I hadn’t expected to find much common ground with Richard Rorty beyond (some of) his literary essays, but am in sympathy with his call for an end to the postmodern, and his argument for an ongoing engagement with modernity:
It’s one of these terms that has been used so much that nobody as the foggiest idea what it means. It means one thing in philosophy, another thing in architecture and nothing in literature. It would be nice to get rid of it. It isn’t exactly an idea; it’s a word that pretends to stand for an idea. Or maybe the idea that one ought to get rid of is that there is any need to get beyond modernity.
I am immensely moved by this Richard Rorty essay written just before his death, with this staggering closing paragraph:
However that may be, I now wish that I had spent somewhat more of my life with verse.

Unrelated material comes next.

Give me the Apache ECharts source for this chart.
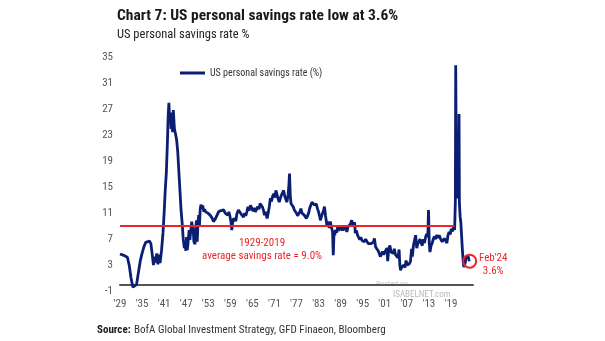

This is not because I fear having missed out on truths that are incapable of statement in prose. There are no such truths; there is nothing about death that Swinburne and Landor knew but Epicurus and Heidegger failed to grasp. Rather, it is because I would have lived more fully if I had been able to rattle off more old chestnuts — just as I would have if I had made more close friends. Cultures with richer vocabularies are more fully human — farther removed from the beasts — than those with poorer ones; individual men and women are more fully human when their memories are amply stocked with verses.
The Everyman’s Library edition of Nabokov’s Pale Fire is introduced by philosopher Richard Rorty:
But Nabokov helps us remember that we can only respect what we can notice, and that it is often very hard for us to notice that other people are suffering. He also reminds us of the main reason why it is so hard: we all spend a lot of time inventing people rather than noticing them, reshaping real people into characters in stories we tell ourselves about ourselves, stories about how beautiful and rare we are.